- Instruction
Show all lines from the listing below that contain "matplotlib".

- Task input
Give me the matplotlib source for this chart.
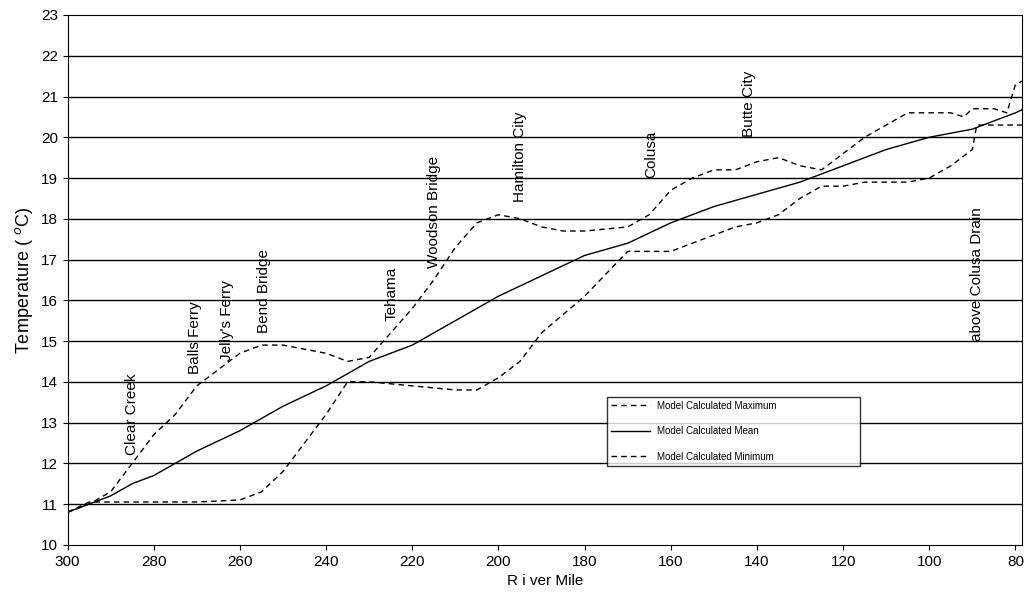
import matplotlib
matplotlib.use("Agg")
import matplotlib.pyplot as plt

plt.rcParams['font.family'] = ['Liberation Sans', 'DejaVu Sans']

mean_x = [300,295,290,285,280,275,270,260,250,240,230,220,210,200,190,180,170,160,150,140,130,120,110,100,90,85,80,78]
mean_y = [10.8,11.0,11.2,11.5,11.7,12.0,12.3,12.8,13.4,13.9,14.5,14.9,15.5,16.1,16.6,17.1,17.4,17.9,18.3,18.6,18.9,19.3,19.7,20.0,20.2,20.4,20.6,20.7]
max_x = [300,295,290,285,280,275,270,265,260,255,250,245,240,235,230,225,220,215,210,205,200,195,190,185,180,170,165,160,155,150,145,140,135,130,125,120,115,110,105,100,95,92,90,85,82,80,78]
max_y = [10.8,11.0,11.3,12.0,12.7,13.2,13.9,14.3,14.7,14.9,14.9,14.8,14.7,14.5,14.6,15.2,15.8,16.5,17.3,17.9,18.1,18.0,17.8,17.7,17.7,17.8,18.1,18.7,19.0,19.2,19.2,19.4,19.5,19.3,19.2,19.6,20.0,20.3,20.6,20.6,20.6,20.5,20.7,20.7,20.6,21.3,21.4]
min_x = [300,295,290,280,270,260,255,250,245,240,235,230,220,210,205,200,195,190,180,170,165,160,155,150,145,140,135,130,125,120,115,110,105,100,95,90,89,85,80,78]
min_y = [10.8,11.05,11.05,11.05,11.05,11.1,11.3,11.8,12.5,13.2,14.0,14.0,13.9,13.8,13.8,14.1,14.5,15.2,16.1,17.2,17.2,17.2,17.4,17.6,17.8,17.9,18.1,18.5,18.8,18.8,18.9,18.9,18.9,19.0,19.3,19.7,20.3,20.3,20.3,20.3]

sites = ["Clear Creek","Balls Ferry","Jelly's Ferry","Bend Bridge","Tehama","Woodson Bridge","Hamilton City","Colusa","Butte City","above Colusa Drain"]
site_x = [285,270.5,263,254.5,224.7,215,195,164.6,141.8,89]
site_y = [12.2,14.2,14.5,15.2,15.5,16.8,18.4,19.0,20.0,15.0]

fig = plt.figure(figsize=(10.24,6.0), dpi=100)
ax = fig.add_axes([0.066,0.092,0.932,0.883])
for t in range(11,23):
    ax.axhline(t, color='black', lw=1)
ax.plot(max_x, max_y, 'k--', lw=1, dashes=(4,3), label='Model Calculated Maximum')
ax.plot(mean_x, mean_y, 'k-', lw=1, label='Model Calculated Mean')
ax.plot(min_x, min_y, 'k--', lw=1, dashes=(4,3), label='Model Calculated Minimum')
for s,x,y in zip(sites,site_x,site_y):
    ax.text(x,y,s,rotation=90,ha='center',va='bottom',fontsize=11)
ax.set_xlim(300,78.5)
ax.set_ylim(10,23)
ax.set_xticks(range(300,79,-20))
ax.set_yticks(range(10,24))
ax.tick_params(labelsize=11)
ax.set_xlabel('R i ver Mile', fontsize=11)
ax.set_ylabel('Temperature ( $^o$C)', fontsize=13)
leg = ax.legend(loc='lower left', bbox_to_anchor=(0.56,0.14,0.275,0.2), mode='expand',
                fontsize=7, frameon=True, fancybox=False, edgecolor='black',
                labelspacing=1.6, handlelength=4)
leg.get_frame().set_linewidth(1)
fig.savefig('out.png')
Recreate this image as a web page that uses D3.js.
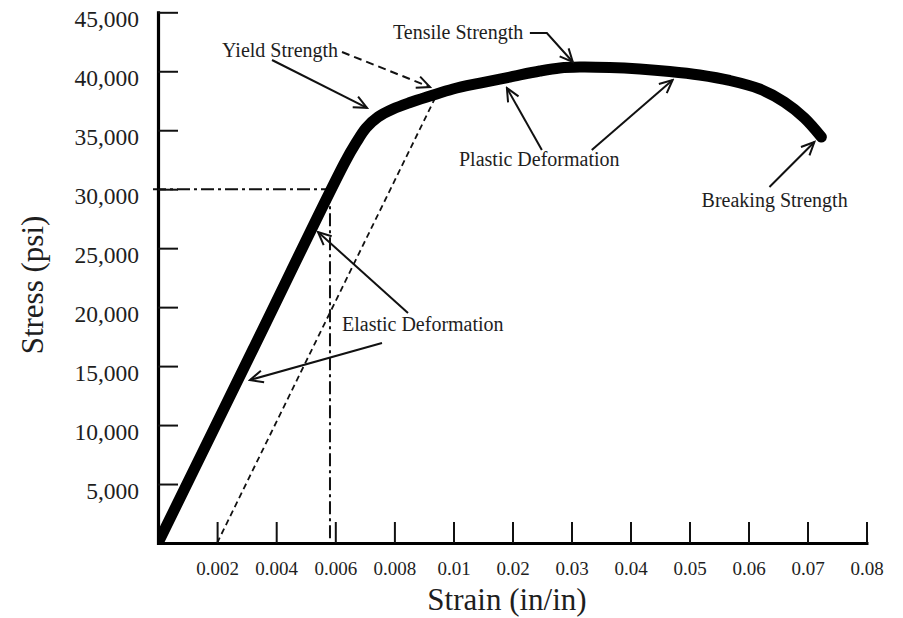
<!DOCTYPE html>
<html>
<head>
<meta charset="utf-8">
<script src="https://cdn.jsdelivr.net/npm/d3@7"></script>
<style>
  html, body { margin: 0; padding: 0; background: #fff; }
  svg { display: block; }
  text { font-family: "Liberation Serif", "Times New Roman", serif; fill: #1e1e1e; }
</style>
</head>
<body>
<svg id="chart" width="903" height="618"></svg>
<script>
// ---------------- DATA ----------------
// Stress-strain curve (strain in in/in, stress in psi)
const strain = [0, 0.0032, 0.006328, 0.0067, 0.007039, 0.007445, 0.007953, 0.008528, 0.009205, 0.009983,
                0.01448, 0.01956, 0.02464, 0.02802, 0.03140, 0.03648, 0.04156, 0.04663,
                0.05171, 0.05679, 0.06186, 0.06609, 0.06948, 0.07235];
const stress = [0, 16340, 32300, 33920, 35190, 36120, 36800, 37350, 37900, 38500,
                39000, 39510, 40020, 40280, 40360, 40320, 40190, 39980,
                39680, 39220, 38500, 37390, 36040, 34430];

// 0.2% offset line
const offsetStrain = [0.002, 0.00943];
const offsetStress = [0, 38000];

// reference point (dash-dot guides)
const refStrain = 0.00582;
const refStress = 30000;

// axis ticks
const xTickValues = [0.002, 0.004, 0.006, 0.008, 0.01, 0.02, 0.03, 0.04, 0.05, 0.06, 0.07, 0.08];
const xTickLabels = ["0.002", "0.004", "0.006", "0.008", "0.01", "0.02", "0.03", "0.04", "0.05", "0.06", "0.07", "0.08"];
const yTickValues = [5000, 10000, 15000, 20000, 25000, 30000, 35000, 40000, 45000];
const yTickLabels = ["5,000", "10,000", "15,000", "20,000", "25,000", "30,000", "35,000", "40,000", "45,000"];

// annotation labels: text and anchor (strain, stress) of left baseline
const labelTexts   = ["Yield Strength", "Tensile Strength", "Plastic Deformation", "Breaking Strength", "Elastic Deformation"];
const labelStrain  = [0.002166, 0.007953, 0.01093, 0.05205, 0.006227];
const labelStress  = [41208, 42734, 31966, 28489, 17975];

// annotation arrows: polylines in (strain, stress), last point is the tip
const arrowPaths = [
  [[0.003858, 40954], [0.007073, 36900]],
  [[0.006227, 41632], [0.009205, 38664]],
  [[0.022944, 43243], [0.025821, 43243], [0.030220, 40784]],
  [[0.024975, 33322], [0.019052, 38579]],
  [[0.033435, 33322], [0.04714, 39258]],
  [[0.06355, 30185], [0.07117, 34001]],
  [[0.00846, 19502], [0.005415, 26370]],
  [[0.00758, 16958], [0.003113, 13821]]
];
const arrowDashed = [false, true, false, false, false, false, false, false];

// ---------------- LAYOUT ----------------
const svg = d3.select("#chart");
const x0 = 158, xMid = 453.5, x1 = 866.5;
const yBottom = 543, yTop = 12.3;

const x = d3.scaleLinear().domain([0, 0.01, 0.08]).range([x0, xMid, x1]);
const y = d3.scaleLinear().domain([0, 45000]).range([yBottom, yTop]);

svg.append("rect").attr("width", 903).attr("height", 618).attr("fill", "#fff");

const defs = svg.append("defs");
defs.append("marker")
  .attr("id", "arrow")
  .attr("markerUnits", "userSpaceOnUse")
  .attr("viewBox", "-16 -8 18 16")
  .attr("refX", 0).attr("refY", 0)
  .attr("markerWidth", 18).attr("markerHeight", 16)
  .attr("orient", "auto")
  .append("path")
  .attr("d", "M-13,-6 L0,0 L-13,6")
  .attr("fill", "none")
  .attr("stroke", "#111")
  .attr("stroke-width", 2)
  .attr("stroke-linejoin", "miter");

defs.append("clipPath").attr("id", "plotClip")
  .append("rect")
  .attr("x", x0 - 1).attr("y", 0)
  .attr("width", 903 - x0).attr("height", yBottom + 1);

// dash-dot guide lines
const guide = svg.append("g").attr("stroke", "#111").attr("stroke-width", 2)
  .attr("stroke-dasharray", "13,4,3,4").attr("fill", "none");
guide.append("line")
  .attr("x1", x(0) - 5).attr("y1", y(refStress))
  .attr("x2", x(refStrain)).attr("y2", y(refStress));
guide.append("line")
  .attr("x1", x(refStrain)).attr("y1", y(refStress))
  .attr("x2", x(refStrain)).attr("y2", y(0));

// offset dashed line
svg.append("line")
  .attr("x1", x(offsetStrain[0])).attr("y1", y(offsetStress[0]))
  .attr("x2", x(offsetStrain[1])).attr("y2", y(offsetStress[1]))
  .attr("stroke", "#111").attr("stroke-width", 1.8)
  .attr("stroke-dasharray", "6,4");

// axes
const xAxis = d3.axisBottom(x)
  .tickValues(xTickValues)
  .tickFormat((d, i) => xTickLabels[i])
  .tickSizeInner(-21).tickSizeOuter(0).tickPadding(0);
const gx = svg.append("g").attr("transform", `translate(0,${yBottom})`).call(xAxis);
gx.select(".domain").attr("stroke", "#000").attr("stroke-width", 3).attr("stroke-linecap", "square");
gx.selectAll(".tick line").attr("stroke", "#111").attr("stroke-width", 2);
gx.selectAll(".tick text")
  .attr("y", 32).attr("dy", 0)
  .attr("font-size", "19px")
  .attr("font-family", "Liberation Serif, serif")
  .attr("fill", "#2a2a2a");

const yAxis = d3.axisLeft(y)
  .tickValues(yTickValues)
  .tickFormat((d, i) => yTickLabels[i])
  .tickSizeInner(-20).tickSizeOuter(0).tickPadding(19);
const gy = svg.append("g").attr("transform", `translate(${x0},0)`).call(yAxis);
gy.select(".domain").attr("stroke", "#000").attr("stroke-width", 3.2).attr("stroke-linecap", "square");
gy.selectAll(".tick line").attr("stroke", "#111").attr("stroke-width", 2);
gy.selectAll(".tick text")
  .attr("dy", 14)
  .attr("font-size", "23.5px")
  .attr("font-family", "Liberation Serif, serif")
  .attr("fill", "#2a2a2a");

// main stress-strain curve
const curveData = strain.map((s, i) => [s, stress[i]]);
const line = d3.line().x(d => x(d[0])).y(d => y(d[1])).curve(d3.curveCatmullRom.alpha(0.5));
svg.append("path")
  .datum(curveData)
  .attr("d", line)
  .attr("clip-path", "url(#plotClip)")
  .attr("fill", "none")
  .attr("stroke", "#000")
  .attr("stroke-width", 11)
  .attr("stroke-linecap", "round")
  .attr("stroke-linejoin", "round");

// arrows
const arrowLine = d3.line().x(d => x(d[0])).y(d => y(d[1]));
arrowPaths.forEach((pts, i) => {
  svg.append("path")
    .attr("d", arrowLine(pts))
    .attr("fill", "none")
    .attr("stroke", "#111")
    .attr("stroke-width", 2)
    .attr("stroke-dasharray", arrowDashed[i] ? "8,5" : null)
    .attr("marker-end", "url(#arrow)");
});

// annotation labels
labelTexts.forEach((t, i) => {
  svg.append("text")
    .attr("x", x(labelStrain[i]))
    .attr("y", y(labelStress[i]))
    .attr("font-size", "20px")
    .attr("fill", "#222")
    .text(t);
});

// axis titles
svg.append("text")
  .attr("transform", `translate(43,285) rotate(-90)`)
  .attr("text-anchor", "middle")
  .attr("font-size", "31px")
  .attr("fill", "#1a1a1a")
  .text("Stress (psi)");

svg.append("text")
  .attr("x", 507).attr("y", 610)
  .attr("text-anchor", "middle")
  .attr("font-size", "31px")
  .attr("fill", "#1a1a1a")
  .text("Strain (in/in)");
</script>
</body>
</html>
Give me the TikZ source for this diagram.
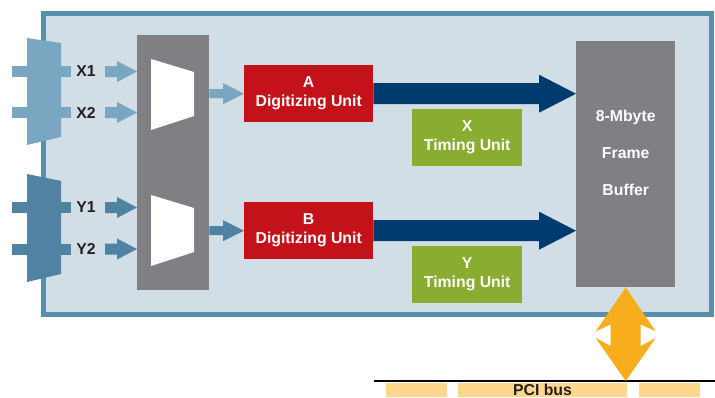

- Answer in full
Give me the matplotlib source for this chart.
import matplotlib
matplotlib.use("Agg")
import matplotlib.pyplot as plt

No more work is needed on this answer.